Coming into Baylor, University Scholar and summa cum laude graduate James Falbe had only one goal - to cross the stage in four years and receive a diploma.
"I figured that, regardless of how I did academically, I would end up in the business world and would make a lot of money," he reflected.
But in the course of his college education, Falbe realized that God's plan for him was bigger and better than his own.
Relationships made the difference for Falbe. His professors saw in him an exceptional student and helped him to see his unique talents.
"They pushed me not [only] to try to excel academically, but to challenge myself in all aspects of life," he said.
In his first semester at Baylor, Falbe was challenged in Professor Philip Mitchell's Thinking and Writing class. 8"All semester this English class was a struggle for me because I had never been required to write at that level before," Falbe said.
His hard work paid off and the writing skills he learned helped open doors for him later on. At the urging of former German professor Dr. Rasma Lazda, Falbe spent a summer in Germany, followed by a summer at Middlebury College in Vermont, where he spoke only German for six weeks.

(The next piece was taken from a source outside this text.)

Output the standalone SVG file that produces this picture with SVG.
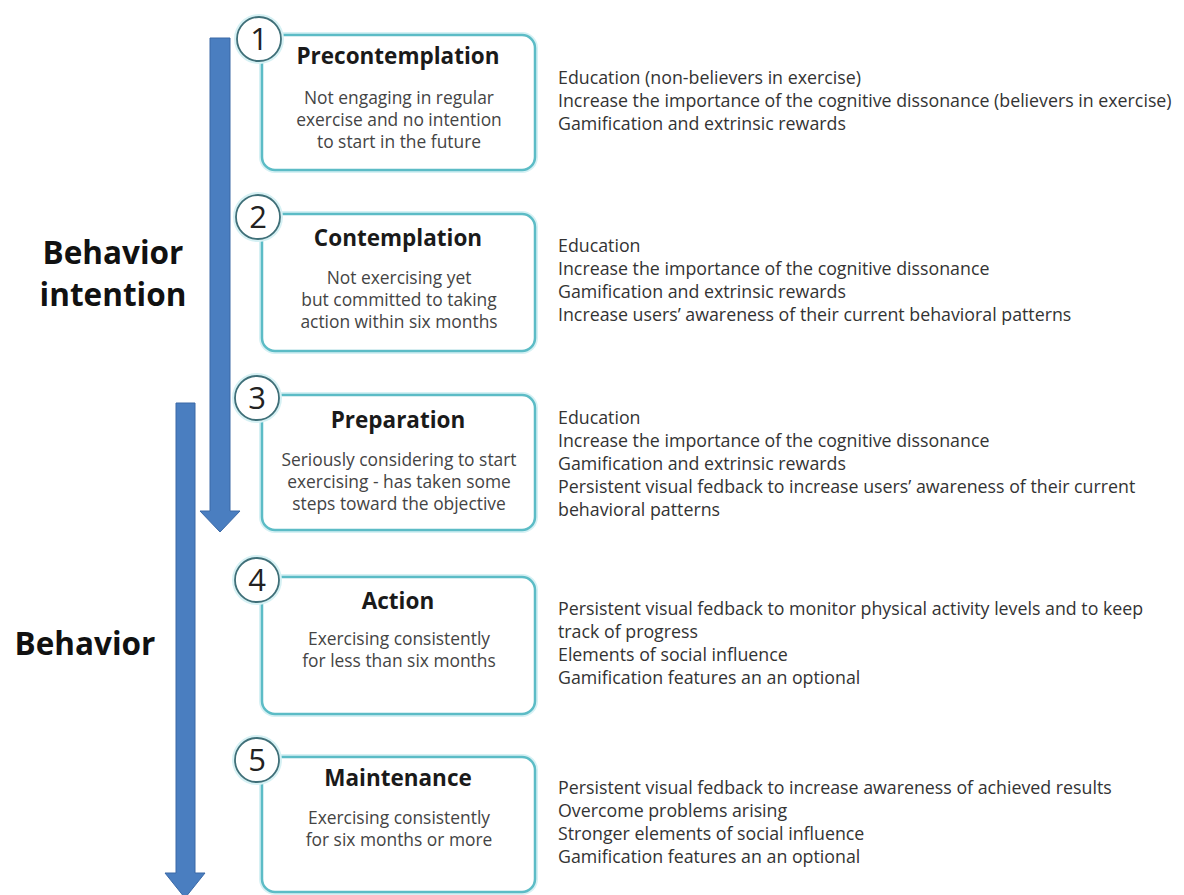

Falbe recalls that summer fondly, "It was a challenging time that pushed my language skills over the top."
At Baylor, Falbe conducted research in the Neuroscience Laboratory on the effects of alcohol on the development of the adolescent brain, wrote an Honors Thesis in psychology on romantic attraction, helped create an advertising plan for the Waco Tribune- Herald, and was inducted into Phi Beta Kappa as a Robinson Scholar, among other honors.
Now on a full University Ministerial Scholarship to Truett Seminary, Falbe is involved in local outreach programs. Some aspects of his future may not yet be decided, but the central mission of his life is clearly focused and is being realized each day. Falbe says, "My future includes one thing: preaching the Gospel of Jesus Christ, whether here or somewhere else in the world."